Her husband, John Lane, told CBS4, “It’s just a matter of time before it happens to somebody else. Why would you put in something that’s potentially going to hurt somebody?”
In 2009, 34-year-old Lisa Richter was killed in Illinois during a snowstorm. The accident was blamed on an LED light.
Richter had a green light, but the other driver didn’t realize he had the red as the LED bulb was obscured by snow. He plowed into Richter’s vehicle, killing her. A police detective said the accident likely would not have occurred had the light been clear.
Dozens of similar collisions have been reported in other cold weather states like Iowa and Minnesota.
To address the problem, many agencies have installed ‘snow scoops’ or weather shields around the LED bulbs to try to keep them clear of snow and ice, but those don’t always work.
Nancy Kuhn with Denver’s Public Works Department says the city has about 1,300 signals using LED lights. They began converting to LED’s 15 years ago.
“On occasions, in certain types of winter storms, we have run into occasions where the snow will stick to them,” said Kuhn.
She said the city is looking at new products to address the problem and adds, “but we haven’t found anything that’s a silver bullet.

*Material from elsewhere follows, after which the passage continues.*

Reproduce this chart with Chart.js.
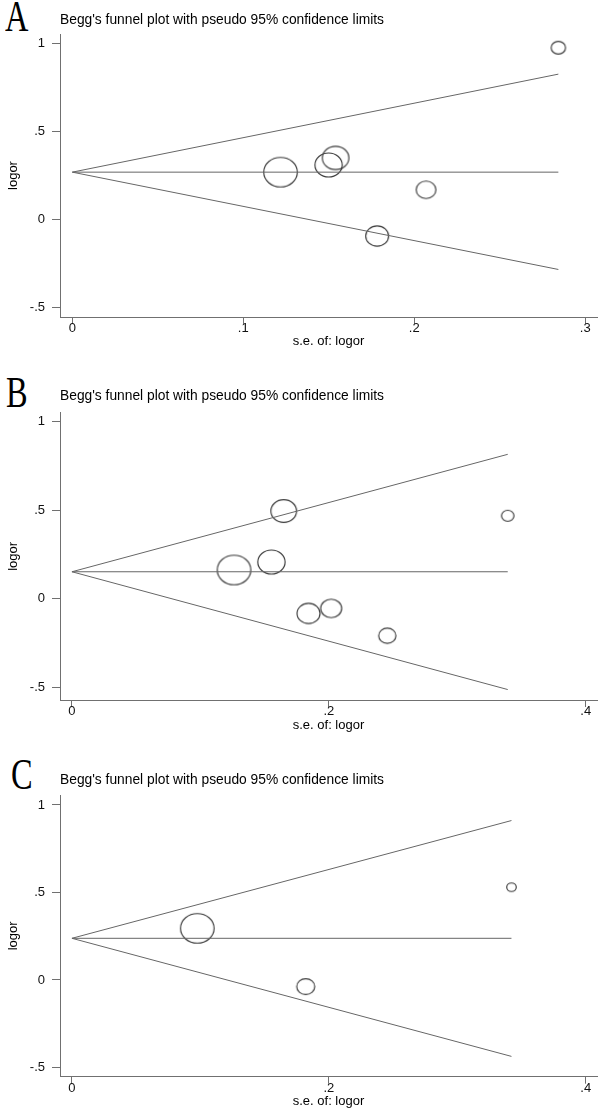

We haven’t found that perfect product we’re looking for just yet.”
Kuhn said if drivers encounter snow-covered LED signals they are asked to call 311 and crews are dispatched to clear the lights. “It can be a hazard in certain storms. People need to be aware of it,” she said.
If drivers come across a light obscured by snow, they are supposed to treat it as a four-way stop.
In Douglas County, traffic engineers are “bench testing” a new bulb from General Electric that senses snow and ice buildup triggering a heating element.
County Spokesperson Wendy Manitta Holmes told CBS4 the testing is part of “our efforts to identify a technology solution to the current LED traffic signal indicators that become snow and ice packed under certain conditions.”
Holmes also emphasizes that if drivers can’t make out the color of the lights, they need to treat the intersection as a four-way stop.
Janet Lane has enlisted an attorney and is considering legal action against the State of Colorado over the LED light that contributed to her accident.
Her lawyer, Peter Schaeffer, contends the state was negligent since it knew the LED lights were susceptible to snow and ice buildup, knew the storm was coming, and should have been prepared to clear snow off the signal faces.
“It’s not just getting justice for Janet Lane, it’s making sure this doesn’t happen again,” Schaeffer said. “It can happen again anytime there’s a snowstorm and that’s scary. I don’t think its worth it; losing peoples lives for saving money on the electric bill”.